The lines to extract run from the first line of the material below to the line containing "const ppTicks = [0, 0.2, 0.4, 0.6, 0.8, 1.0];", both included; leave the pictures behind.

→ **Collected material**

........

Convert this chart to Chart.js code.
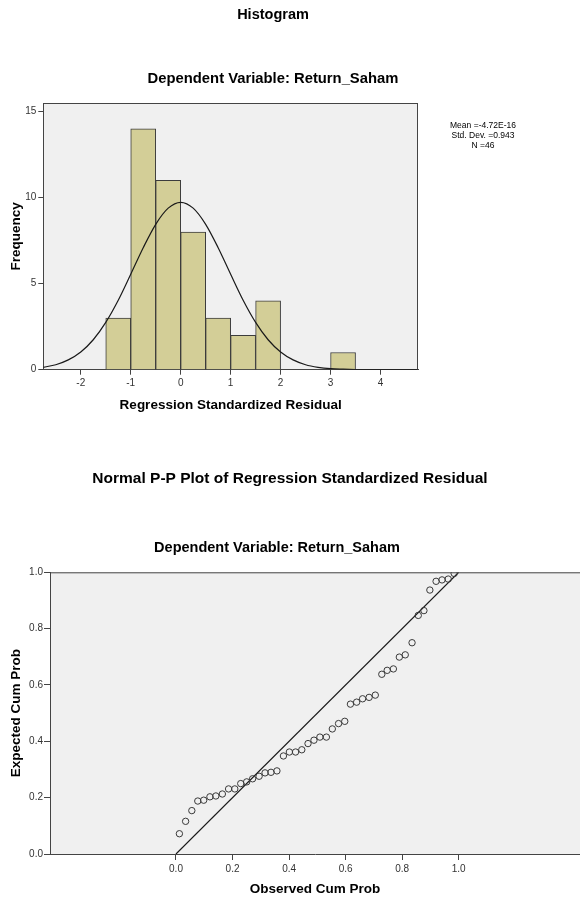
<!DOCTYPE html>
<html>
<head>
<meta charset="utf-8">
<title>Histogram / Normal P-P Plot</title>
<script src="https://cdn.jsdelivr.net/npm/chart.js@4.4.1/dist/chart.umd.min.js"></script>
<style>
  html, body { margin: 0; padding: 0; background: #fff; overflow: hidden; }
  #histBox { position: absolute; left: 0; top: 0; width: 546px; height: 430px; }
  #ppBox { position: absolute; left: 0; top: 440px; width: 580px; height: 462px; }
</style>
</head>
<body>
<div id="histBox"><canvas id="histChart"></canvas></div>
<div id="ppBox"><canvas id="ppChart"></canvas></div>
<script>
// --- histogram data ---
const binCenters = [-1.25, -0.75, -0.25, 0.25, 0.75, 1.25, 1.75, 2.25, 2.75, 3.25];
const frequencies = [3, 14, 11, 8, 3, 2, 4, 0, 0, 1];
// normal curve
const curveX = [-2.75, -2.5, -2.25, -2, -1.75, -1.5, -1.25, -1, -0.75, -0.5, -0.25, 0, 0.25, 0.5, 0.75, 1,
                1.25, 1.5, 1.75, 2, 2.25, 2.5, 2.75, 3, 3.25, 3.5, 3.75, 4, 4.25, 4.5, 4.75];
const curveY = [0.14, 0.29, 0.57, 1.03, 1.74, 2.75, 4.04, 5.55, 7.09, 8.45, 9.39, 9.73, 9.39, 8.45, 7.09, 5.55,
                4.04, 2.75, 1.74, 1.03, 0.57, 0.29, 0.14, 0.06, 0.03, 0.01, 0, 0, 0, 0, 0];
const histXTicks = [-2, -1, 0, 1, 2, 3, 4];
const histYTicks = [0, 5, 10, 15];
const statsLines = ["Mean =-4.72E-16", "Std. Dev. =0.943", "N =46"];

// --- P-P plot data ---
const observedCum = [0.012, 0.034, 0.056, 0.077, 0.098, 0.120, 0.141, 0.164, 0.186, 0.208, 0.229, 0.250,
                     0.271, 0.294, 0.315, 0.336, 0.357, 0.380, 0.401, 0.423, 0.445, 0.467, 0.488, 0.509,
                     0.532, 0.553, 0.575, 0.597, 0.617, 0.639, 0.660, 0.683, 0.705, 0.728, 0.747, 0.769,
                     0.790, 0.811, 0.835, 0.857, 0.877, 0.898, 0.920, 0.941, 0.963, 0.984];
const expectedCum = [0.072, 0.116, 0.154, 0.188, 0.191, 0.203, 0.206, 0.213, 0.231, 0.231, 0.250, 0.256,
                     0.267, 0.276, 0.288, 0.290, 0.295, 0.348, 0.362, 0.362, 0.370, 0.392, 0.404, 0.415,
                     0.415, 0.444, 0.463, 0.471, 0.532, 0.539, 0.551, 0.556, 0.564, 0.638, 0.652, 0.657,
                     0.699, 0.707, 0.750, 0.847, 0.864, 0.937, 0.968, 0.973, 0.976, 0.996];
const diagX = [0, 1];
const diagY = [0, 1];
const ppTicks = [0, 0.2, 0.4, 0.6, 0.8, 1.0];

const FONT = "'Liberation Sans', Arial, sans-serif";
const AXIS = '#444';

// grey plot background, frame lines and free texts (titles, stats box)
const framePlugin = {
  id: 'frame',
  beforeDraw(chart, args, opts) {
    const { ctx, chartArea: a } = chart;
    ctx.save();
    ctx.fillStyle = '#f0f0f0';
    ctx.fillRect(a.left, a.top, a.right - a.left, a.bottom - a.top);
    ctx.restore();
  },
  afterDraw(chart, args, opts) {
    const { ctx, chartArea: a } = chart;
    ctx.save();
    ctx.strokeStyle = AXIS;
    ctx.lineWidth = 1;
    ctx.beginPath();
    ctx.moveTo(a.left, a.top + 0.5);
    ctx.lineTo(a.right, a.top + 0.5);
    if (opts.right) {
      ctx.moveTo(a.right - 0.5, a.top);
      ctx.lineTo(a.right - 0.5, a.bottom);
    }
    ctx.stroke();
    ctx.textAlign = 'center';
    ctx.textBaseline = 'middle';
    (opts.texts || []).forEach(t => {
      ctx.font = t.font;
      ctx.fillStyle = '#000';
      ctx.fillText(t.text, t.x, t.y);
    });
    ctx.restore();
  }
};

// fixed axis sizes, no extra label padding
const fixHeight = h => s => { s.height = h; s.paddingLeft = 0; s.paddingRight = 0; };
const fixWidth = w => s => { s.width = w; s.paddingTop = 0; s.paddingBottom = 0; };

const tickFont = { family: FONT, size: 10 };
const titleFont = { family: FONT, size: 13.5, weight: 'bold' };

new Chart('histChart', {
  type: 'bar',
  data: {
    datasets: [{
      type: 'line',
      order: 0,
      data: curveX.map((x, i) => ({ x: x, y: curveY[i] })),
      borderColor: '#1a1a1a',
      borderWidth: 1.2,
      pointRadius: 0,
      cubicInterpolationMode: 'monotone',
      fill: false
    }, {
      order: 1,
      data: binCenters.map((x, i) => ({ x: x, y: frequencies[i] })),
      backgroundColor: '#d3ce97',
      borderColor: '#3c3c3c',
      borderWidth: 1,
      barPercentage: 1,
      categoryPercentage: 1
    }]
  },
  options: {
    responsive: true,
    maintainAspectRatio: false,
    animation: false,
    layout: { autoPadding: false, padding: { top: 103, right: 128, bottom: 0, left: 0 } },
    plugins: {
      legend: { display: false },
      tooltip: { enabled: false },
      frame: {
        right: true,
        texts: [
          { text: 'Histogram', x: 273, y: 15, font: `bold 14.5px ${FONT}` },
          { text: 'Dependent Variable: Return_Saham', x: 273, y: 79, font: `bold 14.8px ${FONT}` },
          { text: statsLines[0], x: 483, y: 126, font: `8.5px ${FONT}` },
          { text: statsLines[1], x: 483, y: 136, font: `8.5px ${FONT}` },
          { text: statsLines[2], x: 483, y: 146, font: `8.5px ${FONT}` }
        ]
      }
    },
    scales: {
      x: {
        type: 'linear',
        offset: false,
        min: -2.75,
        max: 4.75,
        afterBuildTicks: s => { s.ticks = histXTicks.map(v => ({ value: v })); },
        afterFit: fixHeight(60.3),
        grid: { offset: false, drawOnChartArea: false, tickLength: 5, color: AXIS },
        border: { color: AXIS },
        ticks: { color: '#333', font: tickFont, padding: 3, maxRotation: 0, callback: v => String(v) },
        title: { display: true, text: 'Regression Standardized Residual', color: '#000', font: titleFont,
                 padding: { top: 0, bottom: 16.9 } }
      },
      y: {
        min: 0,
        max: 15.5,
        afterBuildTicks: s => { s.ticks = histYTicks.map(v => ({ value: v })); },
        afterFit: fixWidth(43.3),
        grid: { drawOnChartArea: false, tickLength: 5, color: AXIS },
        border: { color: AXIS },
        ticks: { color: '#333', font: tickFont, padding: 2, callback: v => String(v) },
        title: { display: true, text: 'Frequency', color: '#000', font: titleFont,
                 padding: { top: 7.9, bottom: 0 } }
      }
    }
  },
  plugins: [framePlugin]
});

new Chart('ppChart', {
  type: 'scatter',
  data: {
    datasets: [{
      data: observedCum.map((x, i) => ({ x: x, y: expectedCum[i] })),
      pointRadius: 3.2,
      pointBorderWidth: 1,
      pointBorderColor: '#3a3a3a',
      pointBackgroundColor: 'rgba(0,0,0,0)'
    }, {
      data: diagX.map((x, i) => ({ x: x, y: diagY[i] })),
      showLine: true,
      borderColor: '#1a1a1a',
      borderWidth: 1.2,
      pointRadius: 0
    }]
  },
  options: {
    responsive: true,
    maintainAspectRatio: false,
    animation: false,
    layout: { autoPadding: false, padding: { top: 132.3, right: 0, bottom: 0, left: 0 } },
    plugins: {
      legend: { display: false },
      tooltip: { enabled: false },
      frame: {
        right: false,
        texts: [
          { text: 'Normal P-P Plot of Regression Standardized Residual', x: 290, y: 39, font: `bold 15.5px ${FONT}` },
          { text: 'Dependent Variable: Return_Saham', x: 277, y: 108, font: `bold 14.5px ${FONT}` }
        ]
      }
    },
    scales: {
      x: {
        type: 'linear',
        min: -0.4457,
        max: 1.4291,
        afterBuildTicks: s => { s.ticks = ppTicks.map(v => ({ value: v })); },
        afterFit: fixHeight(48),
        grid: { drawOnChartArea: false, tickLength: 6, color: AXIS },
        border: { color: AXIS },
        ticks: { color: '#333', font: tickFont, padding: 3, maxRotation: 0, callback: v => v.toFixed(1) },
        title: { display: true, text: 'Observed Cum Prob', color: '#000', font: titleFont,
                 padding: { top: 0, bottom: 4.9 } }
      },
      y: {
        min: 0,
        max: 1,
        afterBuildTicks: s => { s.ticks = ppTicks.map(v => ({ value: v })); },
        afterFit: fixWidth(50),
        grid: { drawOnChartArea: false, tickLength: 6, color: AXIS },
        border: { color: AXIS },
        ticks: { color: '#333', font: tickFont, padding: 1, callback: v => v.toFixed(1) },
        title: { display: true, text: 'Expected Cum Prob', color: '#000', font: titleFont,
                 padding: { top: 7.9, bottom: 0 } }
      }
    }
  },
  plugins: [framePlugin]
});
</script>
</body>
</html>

........

→ **Output for this task**
Convert this chart to Chart.js code.
<!DOCTYPE html>
<html>
<head>
<meta charset="utf-8">
<title>Histogram / Normal P-P Plot</title>
<script src="https://cdn.jsdelivr.net/npm/chart.js@4.4.1/dist/chart.umd.min.js"></script>
<style>
  html, body { margin: 0; padding: 0; background: #fff; overflow: hidden; }
  #histBox { position: absolute; left: 0; top: 0; width: 546px; height: 430px; }
  #ppBox { position: absolute; left: 0; top: 440px; width: 580px; height: 462px; }
</style>
</head>
<body>
<div id="histBox"><canvas id="histChart"></canvas></div>
<div id="ppBox"><canvas id="ppChart"></canvas></div>
<script>
// --- histogram data ---
const binCenters = [-1.25, -0.75, -0.25, 0.25, 0.75, 1.25, 1.75, 2.25, 2.75, 3.25];
const frequencies = [3, 14, 11, 8, 3, 2, 4, 0, 0, 1];
// normal curve
const curveX = [-2.75, -2.5, -2.25, -2, -1.75, -1.5, -1.25, -1, -0.75, -0.5, -0.25, 0, 0.25, 0.5, 0.75, 1,
                1.25, 1.5, 1.75, 2, 2.25, 2.5, 2.75, 3, 3.25, 3.5, 3.75, 4, 4.25, 4.5, 4.75];
const curveY = [0.14, 0.29, 0.57, 1.03, 1.74, 2.75, 4.04, 5.55, 7.09, 8.45, 9.39, 9.73, 9.39, 8.45, 7.09, 5.55,
                4.04, 2.75, 1.74, 1.03, 0.57, 0.29, 0.14, 0.06, 0.03, 0.01, 0, 0, 0, 0, 0];
const histXTicks = [-2, -1, 0, 1, 2, 3, 4];
const histYTicks = [0, 5, 10, 15];
const statsLines = ["Mean =-4.72E-16", "Std. Dev. =0.943", "N =46"];

// --- P-P plot data ---
const observedCum = [0.012, 0.034, 0.056, 0.077, 0.098, 0.120, 0.141, 0.164, 0.186, 0.208, 0.229, 0.250,
                     0.271, 0.294, 0.315, 0.336, 0.357, 0.380, 0.401, 0.423, 0.445, 0.467, 0.488, 0.509,
                     0.532, 0.553, 0.575, 0.597, 0.617, 0.639, 0.660, 0.683, 0.705, 0.728, 0.747, 0.769,
                     0.790, 0.811, 0.835, 0.857, 0.877, 0.898, 0.920, 0.941, 0.963, 0.984];
const expectedCum = [0.072, 0.116, 0.154, 0.188, 0.191, 0.203, 0.206, 0.213, 0.231, 0.231, 0.250, 0.256,
                     0.267, 0.276, 0.288, 0.290, 0.295, 0.348, 0.362, 0.362, 0.370, 0.392, 0.404, 0.415,
                     0.415, 0.444, 0.463, 0.471, 0.532, 0.539, 0.551, 0.556, 0.564, 0.638, 0.652, 0.657,
                     0.699, 0.707, 0.750, 0.847, 0.864, 0.937, 0.968, 0.973, 0.976, 0.996];
const diagX = [0, 1];
const diagY = [0, 1];
const ppTicks = [0, 0.2, 0.4, 0.6, 0.8, 1.0];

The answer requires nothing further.